Beneath my massive sweetgum and maple, I started my shade garden about three years ago. This area is dry shade. So I began my making my first hosta bed out on the edge of the tree line, bending back to the fence between our lot and our neighbor's, and then hooking it back to the base of the sweetgum.
At random, this worked because
1) less roots to disturb
2) spaces that enclose can often invite the eye and the person to move into them. I am always looking for walkway or path areas, enclosures, again, ways to break the plane, providing obstructions or framing possibilities.
3) The previous winter I had not gotten the leaves in this area raked up in time before it snowed. The leaves had done a nice job of killing the grass there.
This fall, I finally decided that the dimensions were wrong, that the beds needed to be wider, and that instead of a big oval like enclosure around grass, that I could make a winding path, creating an island bed in the center.
I am about halfway through expanding and planting these news areas. Saturday, I worked a bit more on them, adding plants. But I also spent time with the first bed, and the first plantings there.
One conventional rule says hostas should be divided every three to four years. This is particularly true in a mass planting. I saw a stunning exception this spring, a seven year old Blue Angel cultivar that was allowed to become massive. It was a perfect focal point, contrasted with other shade plants of a finer, lacier texture. It deserved to be large and big.
My own plantain hostas have come out of a bed in my backyard. These are large green leaf hostas with a a big white flower that produce the biggest hosta flower I've ever seen. This weekend, I removed a couple to other spots and I moved a couple of other mounds of smaller leaf hostas out away from the plantains, as well as ferns that were getting squeezed out by the now large plantains.

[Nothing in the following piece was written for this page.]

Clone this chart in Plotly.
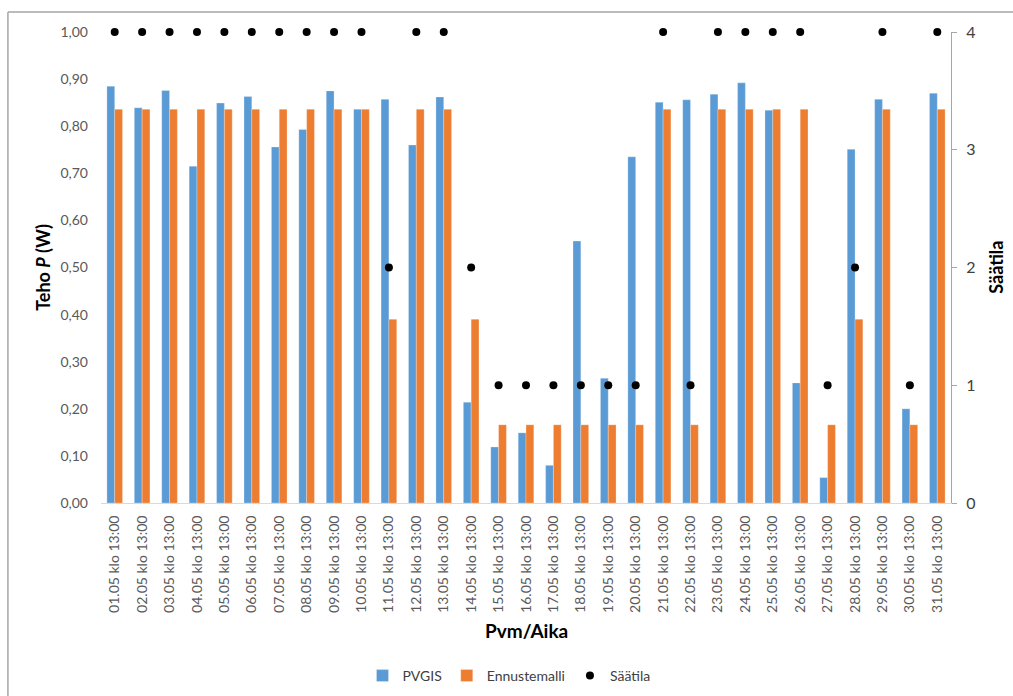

I have a smaller leaf blue hosta that had become lost under my blue hostas. I moved it too. And I moved out a couple of yellow and green variegateds that had gotten lost, too.
In a mass planting, it is important that there are still distinctions between the different kinds of plants, so that it isn't just a messy blur.
The astilbes are in their bloom, a fanciful but sensible plant. Other than keeping them watered in the hottest months, and the keeping the neighbor's autumn clematis, a wild vine, off of them and on the fence, they require so very little.